DPP stands her ground
Christoper Serju, Gleaner Writer
"I AM going to speak to you today about professionalism and service above self. Is it possible in these challenging times? And believe you me ladies and gentlemen, since it seems that there are one or two people out there, who wish to make Paula Vanessa Llewellyn flavour of the month ... ."
It was with these words that Director of Public Prosecutions (DPP) Paula Llewellyn kick-started her address to Monday night's awards dinner hosted by the Department of Correctional Services at The Jamaica Pegasus hotel, New Kingston. And throughout her keynote address, the State's top prosecutor made it very clear that she would not be swayed in the execution of her duties as she saw fit.
"When you are tested, when you are reported or purported to be reported to a body that really cannot tell you how to exercise your discretion - that is whether to offer no evidence or to enter a nolle (prosequi); it is so important that when the fire is being turned up in the kitchen you not only step up to the plate courageously, but you stand your ground and refuse to be intimidated by anybody!" she declared.

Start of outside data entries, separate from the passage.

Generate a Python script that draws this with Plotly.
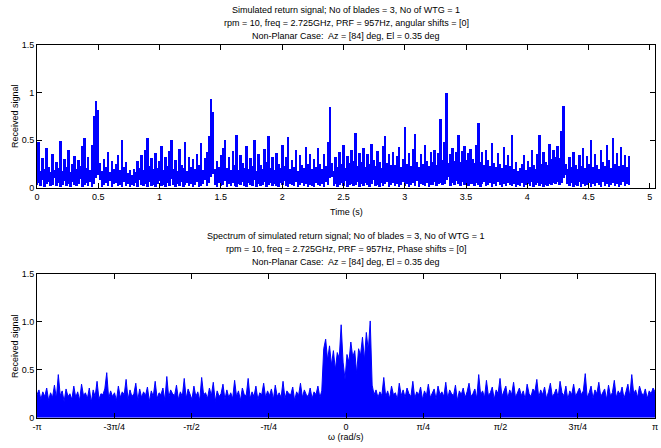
import numpy as np
import plotly.graph_objects as go

# ---------------- data ----------------
# Time signal: ~4600 samples are drawn densely; recorded here per display column
# as the highest and lowest value reached in that column.
t_start, t_end = 0.0, 4.83
signal_max = [
    0.24,0.48,0.18,0.31,0.20,0.42,0.22,0.17,0.36,0.19,0.27,0.21,0.49,0.18,0.30,0.22,0.40,0.17,0.25,0.34,
    0.20,0.29,0.23,0.44,0.52,0.21,0.33,0.19,0.45,0.76,0.91,0.82,0.26,0.18,0.30,0.22,0.38,0.17,0.28,0.20,
    0.25,0.35,0.19,0.50,0.22,0.27,0.16,0.19,0.14,0.20,0.17,0.28,0.21,0.35,0.19,0.40,0.52,0.23,0.31,0.20,
    0.37,0.21,0.28,0.44,0.19,0.32,0.23,0.39,0.50,0.20,0.29,0.18,0.41,0.24,0.21,0.48,0.18,0.33,0.22,0.30,
    0.20,0.36,0.24,0.47,0.19,0.31,0.38,0.55,0.93,0.80,0.20,0.28,0.22,0.35,0.42,0.50,0.21,0.32,0.19,0.39,
    0.24,0.56,0.19,0.35,0.26,0.21,0.44,0.20,0.31,0.23,0.50,0.18,0.36,0.24,0.20,0.41,0.27,0.55,0.21,0.33,
    0.19,0.37,0.25,0.21,0.45,0.23,0.32,0.53,0.20,0.29,0.22,0.40,0.18,0.35,0.24,0.21,0.43,0.25,0.36,0.20,
    0.30,0.22,0.42,0.25,0.20,0.36,0.23,0.48,0.85,0.26,0.18,0.33,0.22,0.38,0.25,0.45,0.21,0.34,0.26,0.40,
    0.28,0.58,0.23,0.37,0.27,0.42,0.22,0.36,0.25,0.46,0.29,0.23,0.39,0.27,0.21,0.44,0.55,0.26,0.36,0.24,
    0.38,0.24,0.34,0.43,0.22,0.30,0.64,0.25,0.37,0.23,0.41,0.57,0.27,0.22,0.36,0.25,0.45,0.28,0.23,0.38,
    0.27,0.40,0.24,0.37,0.72,0.29,0.48,1.00,0.26,0.36,0.42,0.28,0.38,0.56,0.27,0.39,0.44,0.29,0.37,0.41,
    0.30,0.26,0.45,0.68,0.27,0.38,0.24,0.40,0.29,0.23,0.47,0.26,0.22,0.37,0.25,0.21,0.43,0.24,0.35,0.23,
    0.56,0.20,0.27,0.18,0.21,0.25,0.35,0.19,0.28,0.22,0.40,0.24,0.20,0.36,0.56,0.25,0.38,0.27,0.24,0.46,
    0.30,0.40,0.32,0.44,0.31,0.60,0.86,0.25,0.20,0.33,0.22,0.38,0.24,0.20,0.35,0.23,0.42,0.21,0.34,0.25,
    0.50,0.22,0.36,0.24,0.20,0.40,0.27,0.23,0.45,0.29,0.21,0.52,0.25,0.37,0.23,0.43,0.24,0.35,0.22,0.34,
]
signal_min = [
    0.03,0.05,0.02,0.08,0.01,0.04,0.06,0.02,0.03,0.10,0.02,0.05,0.01,0.03,0.07,0.02,0.04,0.01,0.06,0.03,
    0.02,0.04,0.09,0.01,0.03,0.05,0.02,0.06,0.01,0.04,0.10,0.14,0.08,0.01,0.03,0.05,0.02,0.07,0.01,0.04,
    0.05,0.02,0.03,0.01,0.06,0.02,0.04,0.01,0.03,0.02,0.05,0.01,0.08,0.03,0.02,0.04,0.01,0.06,0.02,0.03,
    0.01,0.04,0.07,0.02,0.03,0.01,0.05,0.02,0.09,0.03,0.01,0.04,0.02,0.06,0.01,0.03,0.05,0.02,0.04,0.01,
    0.03,0.06,0.01,0.02,0.04,0.08,0.02,0.05,0.12,0.15,0.03,0.01,0.05,0.02,0.03,0.07,0.01,0.04,0.02,0.05,
    0.02,0.01,0.04,0.03,0.06,0.02,0.01,0.05,0.03,0.02,0.08,0.01,0.04,0.02,0.03,0.06,0.01,0.03,0.05,0.02,
    0.04,0.02,0.01,0.05,0.03,0.07,0.02,0.01,0.04,0.03,0.02,0.06,0.01,0.03,0.05,0.02,0.04,0.01,0.03,0.02,
    0.01,0.05,0.03,0.02,0.04,0.01,0.06,0.03,0.10,0.12,0.02,0.04,0.01,0.03,0.05,0.02,0.07,0.01,0.03,0.04,
    0.02,0.03,0.06,0.01,0.04,0.02,0.05,0.03,0.01,0.04,0.08,0.02,0.03,0.01,0.05,0.02,0.04,0.06,0.01,0.03,
    0.05,0.02,0.04,0.01,0.03,0.06,0.02,0.04,0.01,0.03,0.05,0.02,0.07,0.01,0.04,0.03,0.02,0.05,0.01,0.03,
    0.03,0.06,0.02,0.04,0.05,0.03,0.04,0.08,0.12,0.02,0.05,0.03,0.07,0.04,0.02,0.06,0.03,0.05,0.02,0.04,
    0.04,0.02,0.05,0.03,0.01,0.04,0.06,0.02,0.03,0.05,0.01,0.04,0.02,0.06,0.03,0.01,0.04,0.02,0.05,0.03,
    0.02,0.04,0.01,0.03,0.02,0.05,0.01,0.03,0.04,0.02,0.06,0.01,0.03,0.05,0.02,0.04,0.01,0.03,0.02,0.04,
    0.03,0.05,0.04,0.06,0.03,0.05,0.10,0.14,0.04,0.02,0.05,0.01,0.03,0.02,0.06,0.01,0.04,0.02,0.03,0.05,
    0.01,0.04,0.02,0.05,0.03,0.01,0.06,0.02,0.04,0.01,0.03,0.05,0.02,0.04,0.01,0.03,0.06,0.02,0.04,0.03,
]

spectrum = [
    0.24,0.29,0.19,0.27,0.22,0.31,0.18,0.26,0.21,0.34,0.20,0.45,0.23,0.28,0.17,0.30,0.22,0.25,0.19,0.33,
    0.21,0.27,0.18,0.35,0.23,0.26,0.20,0.31,0.16,0.29,0.22,0.38,0.19,0.25,0.24,0.30,0.47,0.20,0.28,0.22,
    0.26,0.18,0.33,0.21,0.27,0.24,0.40,0.19,0.29,0.22,0.25,0.36,0.18,0.30,0.21,0.27,0.23,0.32,0.17,0.28,
    0.22,0.38,0.20,0.26,0.24,0.31,0.18,0.43,0.21,0.29,0.25,0.23,0.34,0.19,0.27,0.22,0.41,0.20,0.30,0.24,
    0.19,0.33,0.22,0.27,0.18,0.42,0.24,0.26,0.20,0.31,0.23,0.37,0.17,0.28,0.22,0.25,0.35,0.19,0.29,0.21,
    0.26,0.20,0.39,0.22,0.28,0.18,0.31,0.24,0.23,0.41,0.20,0.27,0.22,0.33,0.19,0.26,0.24,0.36,0.21,0.28,
    0.23,0.30,0.19,0.34,0.22,0.26,0.21,0.38,0.20,0.28,0.25,0.24,0.32,0.18,0.27,0.23,0.36,0.21,0.29,0.24,
    0.22,0.31,0.20,0.27,0.24,0.33,0.21,0.28,0.72,0.82,0.60,0.75,0.55,0.70,0.50,0.68,0.62,0.97,0.58,0.40,
    0.66,0.58,0.79,0.63,0.70,0.46,0.72,0.65,0.84,0.60,0.89,0.70,1.01,0.34,0.24,0.29,0.21,0.27,0.23,0.42,
    0.22,0.28,0.20,0.33,0.24,0.26,0.19,0.36,0.23,0.29,0.21,0.31,0.25,0.22,0.38,0.20,0.27,0.24,0.32,0.19,
    0.28,0.23,0.35,0.21,0.26,0.30,0.19,0.33,0.24,0.27,0.22,0.37,0.20,0.29,0.25,0.23,0.34,0.18,0.28,0.24,
    0.31,0.21,0.27,0.36,0.22,0.25,0.30,0.20,0.45,0.24,0.28,0.21,0.39,0.23,0.26,0.32,0.19,0.29,0.25,0.41,
    0.22,0.27,0.33,0.20,0.29,0.24,0.37,0.21,0.26,0.31,0.23,0.28,0.19,0.35,0.25,0.22,0.30,0.27,0.40,0.21,
    0.29,0.24,0.32,0.20,0.27,0.36,0.22,0.25,0.30,0.21,0.38,0.26,0.23,0.33,0.19,0.28,0.24,0.35,0.22,0.27,
    0.31,0.24,0.28,0.46,0.21,0.26,0.33,0.20,0.29,0.25,0.37,0.22,0.27,0.30,0.19,0.34,0.23,0.26,0.39,0.21,
    0.28,0.24,0.32,0.20,0.27,0.35,0.22,0.45,0.25,0.29,0.21,0.33,0.26,0.23,0.30,0.20,0.28,0.25,0.31,0.27,
]

time_ticks = [0, 0.5, 1, 1.5, 2, 2.5, 3, 3.5, 4, 4.5, 5]
time_tick_labels = ["0", "0.5", "1", "1.5", "2", "2.5", "3", "3.5", "4", "4.5", "5"]
y_ticks = [0, 0.5, 1, 1.5]
y_tick_labels_top = ["0", "0.5", "1", "1.5"]
y_tick_labels_bot = ["0", "0.5", "1.0", "1.5"]
omega_ticks = [-np.pi, -3*np.pi/4, -np.pi/2, -np.pi/4, 0, np.pi/4, np.pi/2, 3*np.pi/4, np.pi]
omega_tick_labels = ["-π", "-3π/4", "-π/2", "-π/4", "0", "π/4", "π/2", "3π/4", "π"]

title_top = ["Simulated return signal; No of blades = 3, No of WTG = 1",
             "rpm = 10, freq = 2.725GHz, PRF = 957Hz, angular shifts = [0]",
             "Non-Planar Case:  Az = [84] deg, El = 0.35 deg"]
title_bot = ["Spectrum of simulated return signal; No of blades = 3, No of WTG = 1",
             "rpm = 10, freq = 2.725GHz, PRF = 957Hz, Phase shifts = [0]",
             "Non-Planar Case:  Az = [84] deg, El = 0.35 deg"]

# ---------------- figure ----------------
W, H = 661, 448
ML, MR = 37, 6
PW = W - ML - MR
BLUE = "#0000ff"
FONT = "Liberation Sans, Arial, sans-serif"

t = np.linspace(t_start, t_end, len(signal_max))
sig_lo = np.array(signal_min)
sig_span = np.array(signal_max) - sig_lo
w = np.linspace(-np.pi, np.pi, len(spectrum))

fig = go.Figure()
fig.add_trace(go.Bar(x=t, y=sig_span, base=sig_lo, marker=dict(color=BLUE, line=dict(width=0)),
                     xaxis="x", yaxis="y", showlegend=False, hoverinfo="skip"))
fig.add_trace(go.Scatter(x=w, y=spectrum, mode="lines", line=dict(color=BLUE, width=1),
                         fill="tozeroy", fillcolor=BLUE,
                         xaxis="x2", yaxis="y2", showlegend=False, hoverinfo="skip"))

def py(px):
    return 1 - px / H

def pxr(px):
    return (px - ML) / PW

axis_common = dict(showline=True, linecolor="black", linewidth=1, mirror="ticks",
                   ticks="inside", ticklen=5, tickcolor="black", showgrid=False,
                   zeroline=False, automargin=False,
                   tickfont=dict(family=FONT, size=9, color="black"))

fig.update_layout(
    width=W, height=H, paper_bgcolor="white", plot_bgcolor="white",
    margin=dict(l=ML, r=MR, t=0, b=0), bargap=0,
    xaxis=dict(domain=[0, 1], range=[0, 5.042], anchor="y",
               tickvals=time_ticks, ticktext=time_tick_labels, **axis_common),
    yaxis=dict(domain=[py(187.7), py(44.7)], range=[0, 1.5], anchor="x",
               tickvals=y_ticks, ticktext=y_tick_labels_top, **axis_common),
    xaxis2=dict(domain=[0, 1], range=[-np.pi, np.pi], anchor="y2",
                tickvals=omega_ticks, ticktext=omega_tick_labels, **axis_common),
    yaxis2=dict(domain=[py(417.7), py(274)], range=[0, 1.5], anchor="x2",
                tickvals=y_ticks, ticktext=y_tick_labels_bot, **axis_common),
)

cx = 0.5
ann = []
def text(s, x, y, angle=0):
    ann.append(dict(text=s, x=x, y=y, xref="paper", yref="paper", showarrow=False,
                    xanchor="center", yanchor="middle", textangle=angle,
                    font=dict(family=FONT, size=9, color="black")))

for i, line in enumerate(title_top):
    text(line, cx, py(10 + 13 * i))
for i, line in enumerate(title_bot):
    text(line, cx, py(236 + 13 * i))
text("Time (s)", cx, py(212))
text("ω (rad/s)", cx, py(437))
for yc in (116, 346):
    text("Received signal", pxr(15), py(yc), -90)
fig.update_layout(annotations=ann)

fig.write_html("out.html", config={"displayModeBar": False},
               post_script="document.body.style.margin='0px';")
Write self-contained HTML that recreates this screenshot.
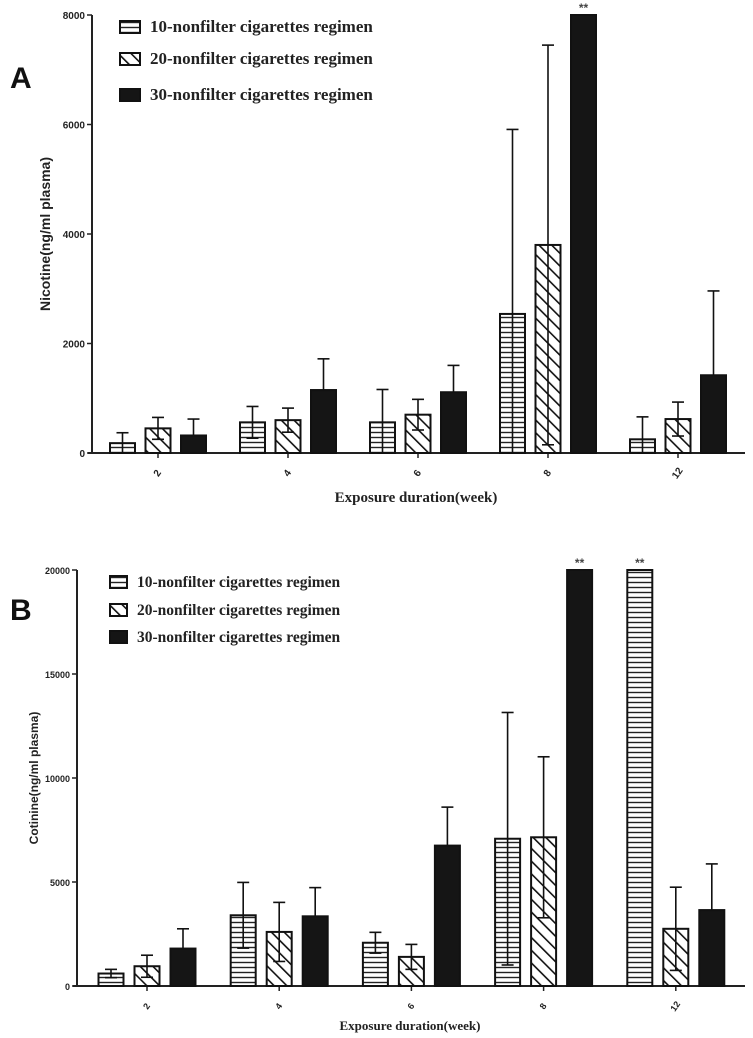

The DPP went on to make it clear that she was reacting to the fact that Terrence Williams, commissioner of the Independent Commission of Investigations (INDECOM), had reported her to the Parliament, expressing concerns about her handling of the Robert 'Kentucky Kid' Hill case. The DPP has since accused Williams of being ignorant of the facts which led to her decision not to proceed with the case, and the discord between both offices seems to be escalating.
In his report, the INDECOM boss contends that it was ineffective prosecution on the part of the DPP's office in the matter of the fatal shooting of Hill that led to the five accused being freed. This after the DPP told the court it would be impossible to mount a viable case against Corporal Uriel Anderson and Constables Gary Thomas and Norval Warren and the two civilians, Marvia Morgan and Donovan Brown. Llewellyn has slammed Williams for reporting her to Parliament, charging that he was "ignorant of the facts".
And on Monday night, she sought to explain her actions this way. "You cannot do that which is not right in order to be expedient. If you have no evidence, then you must do the right thing, and to do the wrong thing, not to offer new evidence, in my view, would have been a piece of professional corruption which I will not engage in."
She continued: "So the thing is, I'm a prosecutor (and) that is my remit, but being a prosecutor means that I must be fearless but fair. Therefore, that means that I must have the discipline, I must have the courage to fully execute my craft under the Constitution, which ensures that I must make my decision without fear or favour, but without being influenced by anyone, including, it starts with I (the letter I), and I leave it at that ... ."
Explaining that it was important that the actions of people who hold such high offices continue to be accountable and transparent to the public, the DPP also took aim at journalists, whom she accused of distorting the facts.